“Though a house, therefore, may yield a revenue to its proprietor, and thereby serve in the function of a capital to him, it cannot yield any to the public, nor serve in the function of a capital to it, and the revenue of the whole body of the people can never be in the smallest degree increased by it.”
During the so called “Great Moderation” before 2007, we thought we had monetary policy nailed down. In the UK, an independent group of experts got together periodically to decide whether to raise or lower interest rates, dampen down or stimulate the economy. The dial on the dash board being observed was inflation, with an occasional glance at growth and unemployment. The lever being moved was the base interest rate. However, the most convincing analysis I have read regarding the 2008 crisis, is that private credit creation was the driver of the boom, and the bust. This is the central argument of Adair Turner's highly recommended book: “Between Debt and the Devil”. Although private credit growth was neglected by economists and governments as an issue, the targeting of inflation by authorities, kind of by proxy, had previously helped to restrain private credit growth. In the past, a growth in inflation was a reliable by product of the growth of new money generated by private credit, so therefore brakes were applied fairly effectively at roughly the right point in the business cycle, choking off the fractional reserve money creating machine during booms. In this roundabout way, the MPC could have in theory governed private credit generated money creation.
“The pre-crisis orthodoxy that we could set one objective (low and stable inflation) and deploy one policy tool (the interest rate) produced an economic disaster.”
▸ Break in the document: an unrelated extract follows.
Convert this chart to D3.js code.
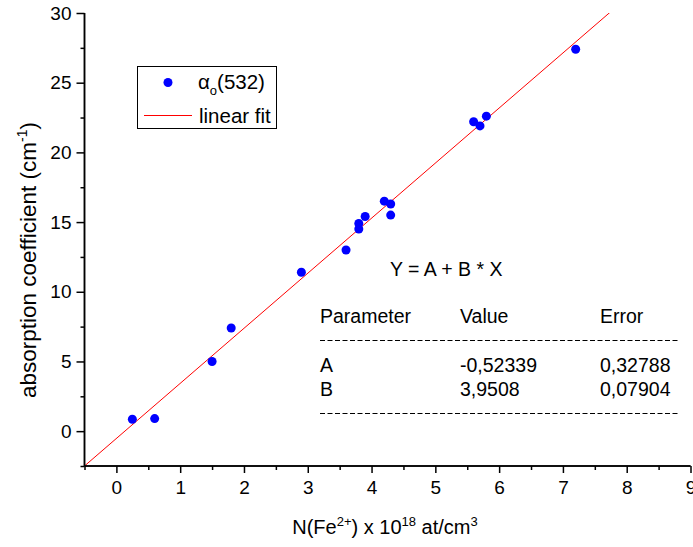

But, as Adair Tuner explains, there is a trend in developed economies for a higher and higher proportion of newly created money to be absorbed into real estate and other existing assets. This can partly explain why before 2007, the growth of money creation did not feed into general inflation … and therefore explain also why pre 2007 it did not trigger the monetary systems existing braking mechanism. If newly created money goes into existing assets, no more goods or services are being produced. The money is absorbed into increasing the price of existing assets, not the resource eating processes of of building new assets, which may then also be productive on going. Imagine every house in London which has recently changed hands, as a hole which money will disappear into, a crack in the waterproof pond of the economy, and it is easy to visualize why the water-level of inflation is not budging.
“At the core of macroeconomic instability in modern economies lies the interaction between the limitless capacity of unconstrained private banking and shadow banking systems to create credit, money and purchasing power, and the inelastic supply and rising demand for locationally specific urban land.”
Furthermore the nature of modern industry investment is changing. There are in our times less large scale production facilities being invested in. The costs for businesses to start-up or expand their activity is reducing, as cheap software and platforms plummet the price of outsourcing and coordination. The result is that while once much of the money created by banks filtered through into inflationary spending, now this is less the case. Newly created money can, to a large extent, quietly seep into specific isolated areas, without spilling out into the wider economy as extra aggregate demand.
“These falling rates of capital investment may in turn be explained by the falling cost of capital equipment goods relative to current goods and services, down 33% from 1990 to 2014, according to IMF figures. In many business sectors, each dollar of investment spent is increasingly buying “more bang per buck” as the dramatic progress of information technology drivers down hardware and software prices. The result is the phenomenon of massive wealth creation from minimal investment.”
Another problem with this changing monetary environment is that, as the Swede's found a tactical raising of the base rate by a few percent may well tip the balance on the modest business returns of proper investment, but can be quite impotent against a raging modern real estate bubble in full swing. Raising the base rate can restrain the businessman hoping to make a 5% return on capital, but not the real estate buyer whose assets are rising much faster.
“If households or commercial real estate developers expect that real estate prices will increase over the medium-term by, say, 15% per year, varying the policy interest rates by a few percentage points is unlikely rapidly to change behaviour … Between 2011 and 2013, for instance, the Swedish Riksbank attempted to slow the Stockholm credit and property boom by raising interest rates despite inflation being below target: the boom continued, but the Swedish growth slowed and inflation turned negative. The policy was abandoned in 2014.”
Given this scenario, Turner argues that other monetary policy levers are required, which have the potential to discriminate between productive and existing asset investment.
“Thus while the pre-crisis orthodoxy believed that one of the great merits of relying on interest rates was their neutral impact on the allocation of credit, in the face of multiple private expectations of return, that neutrality is a serious disadvantage.”
Many are relieved that QE and the like have not resulted in general price inflation, but that lack of inflation could also be seen as a sign of a new impotence in the link between contemporary monetary policy and the real economy, in a largely post-industrial / low capital costs / real estate obsessed economy.